## Data block

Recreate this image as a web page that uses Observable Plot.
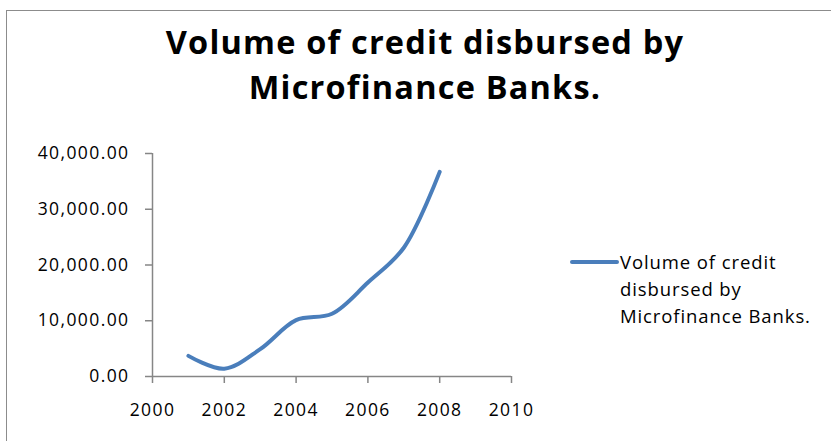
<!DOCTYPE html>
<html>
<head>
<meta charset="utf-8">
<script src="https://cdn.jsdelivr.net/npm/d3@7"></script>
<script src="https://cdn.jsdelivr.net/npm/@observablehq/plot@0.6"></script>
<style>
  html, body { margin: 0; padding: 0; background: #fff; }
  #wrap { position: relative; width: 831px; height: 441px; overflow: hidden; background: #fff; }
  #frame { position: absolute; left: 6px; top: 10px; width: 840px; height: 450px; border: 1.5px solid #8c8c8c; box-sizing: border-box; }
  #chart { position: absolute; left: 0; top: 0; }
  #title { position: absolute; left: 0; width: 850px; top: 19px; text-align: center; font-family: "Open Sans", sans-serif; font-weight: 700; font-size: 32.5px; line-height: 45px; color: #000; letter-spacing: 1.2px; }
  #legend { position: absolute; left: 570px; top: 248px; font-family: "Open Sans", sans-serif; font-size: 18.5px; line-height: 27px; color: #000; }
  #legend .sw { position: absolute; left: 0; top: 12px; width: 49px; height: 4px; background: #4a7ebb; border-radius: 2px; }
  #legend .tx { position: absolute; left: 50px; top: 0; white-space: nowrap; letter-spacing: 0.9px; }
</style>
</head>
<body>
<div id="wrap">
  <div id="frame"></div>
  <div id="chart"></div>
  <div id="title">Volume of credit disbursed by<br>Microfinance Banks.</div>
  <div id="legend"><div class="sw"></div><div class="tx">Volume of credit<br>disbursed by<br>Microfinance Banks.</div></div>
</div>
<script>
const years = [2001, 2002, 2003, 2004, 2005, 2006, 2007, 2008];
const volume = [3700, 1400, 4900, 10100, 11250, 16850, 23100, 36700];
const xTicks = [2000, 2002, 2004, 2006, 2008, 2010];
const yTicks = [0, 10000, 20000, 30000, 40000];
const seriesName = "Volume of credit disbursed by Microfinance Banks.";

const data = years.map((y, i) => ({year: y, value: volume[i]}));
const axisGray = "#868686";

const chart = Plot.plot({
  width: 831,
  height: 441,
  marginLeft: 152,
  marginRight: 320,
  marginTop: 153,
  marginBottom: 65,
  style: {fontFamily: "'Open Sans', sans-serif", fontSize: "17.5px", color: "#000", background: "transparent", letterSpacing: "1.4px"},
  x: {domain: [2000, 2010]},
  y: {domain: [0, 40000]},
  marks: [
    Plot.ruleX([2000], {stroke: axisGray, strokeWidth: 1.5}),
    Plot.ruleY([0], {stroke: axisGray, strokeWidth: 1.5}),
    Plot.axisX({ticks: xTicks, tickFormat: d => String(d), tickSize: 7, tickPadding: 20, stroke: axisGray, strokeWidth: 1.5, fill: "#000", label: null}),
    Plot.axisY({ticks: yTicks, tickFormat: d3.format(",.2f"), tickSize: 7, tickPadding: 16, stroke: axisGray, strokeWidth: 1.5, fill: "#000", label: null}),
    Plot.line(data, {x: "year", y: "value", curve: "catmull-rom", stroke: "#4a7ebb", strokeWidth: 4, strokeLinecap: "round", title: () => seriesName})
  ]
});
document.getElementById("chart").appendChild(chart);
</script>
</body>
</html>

## Task goal
Leave out the pictures and give the listing above again exactly.

## Completed exercise
Recreate this image as a web page that uses Observable Plot.
<!DOCTYPE html>
<html>
<head>
<meta charset="utf-8">
<script src="https://cdn.jsdelivr.net/npm/d3@7"></script>
<script src="https://cdn.jsdelivr.net/npm/@observablehq/plot@0.6"></script>
<style>
  html, body { margin: 0; padding: 0; background: #fff; }
  #wrap { position: relative; width: 831px; height: 441px; overflow: hidden; background: #fff; }
  #frame { position: absolute; left: 6px; top: 10px; width: 840px; height: 450px; border: 1.5px solid #8c8c8c; box-sizing: border-box; }
  #chart { position: absolute; left: 0; top: 0; }
  #title { position: absolute; left: 0; width: 850px; top: 19px; text-align: center; font-family: "Open Sans", sans-serif; font-weight: 700; font-size: 32.5px; line-height: 45px; color: #000; letter-spacing: 1.2px; }
  #legend { position: absolute; left: 570px; top: 248px; font-family: "Open Sans", sans-serif; font-size: 18.5px; line-height: 27px; color: #000; }
  #legend .sw { position: absolute; left: 0; top: 12px; width: 49px; height: 4px; background: #4a7ebb; border-radius: 2px; }
  #legend .tx { position: absolute; left: 50px; top: 0; white-space: nowrap; letter-spacing: 0.9px; }
</style>
</head>
<body>
<div id="wrap">
  <div id="frame"></div>
  <div id="chart"></div>
  <div id="title">Volume of credit disbursed by<br>Microfinance Banks.</div>
  <div id="legend"><div class="sw"></div><div class="tx">Volume of credit<br>disbursed by<br>Microfinance Banks.</div></div>
</div>
<script>
const years = [2001, 2002, 2003, 2004, 2005, 2006, 2007, 2008];
const volume = [3700, 1400, 4900, 10100, 11250, 16850, 23100, 36700];
const xTicks = [2000, 2002, 2004, 2006, 2008, 2010];
const yTicks = [0, 10000, 20000, 30000, 40000];
const seriesName = "Volume of credit disbursed by Microfinance Banks.";

const data = years.map((y, i) => ({year: y, value: volume[i]}));
const axisGray = "#868686";

const chart = Plot.plot({
  width: 831,
  height: 441,
  marginLeft: 152,
  marginRight: 320,
  marginTop: 153,
  marginBottom: 65,
  style: {fontFamily: "'Open Sans', sans-serif", fontSize: "17.5px", color: "#000", background: "transparent", letterSpacing: "1.4px"},
  x: {domain: [2000, 2010]},
  y: {domain: [0, 40000]},
  marks: [
    Plot.ruleX([2000], {stroke: axisGray, strokeWidth: 1.5}),
    Plot.ruleY([0], {stroke: axisGray, strokeWidth: 1.5}),
    Plot.axisX({ticks: xTicks, tickFormat: d => String(d), tickSize: 7, tickPadding: 20, stroke: axisGray, strokeWidth: 1.5, fill: "#000", label: null}),
    Plot.axisY({ticks: yTicks, tickFormat: d3.format(",.2f"), tickSize: 7, tickPadding: 16, stroke: axisGray, strokeWidth: 1.5, fill: "#000", label: null}),
    Plot.line(data, {x: "year", y: "value", curve: "catmull-rom", stroke: "#4a7ebb", strokeWidth: 4, strokeLinecap: "round", title: () => seriesName})
  ]
});
document.getElementById("chart").appendChild(chart);
</script>
</body>
</html>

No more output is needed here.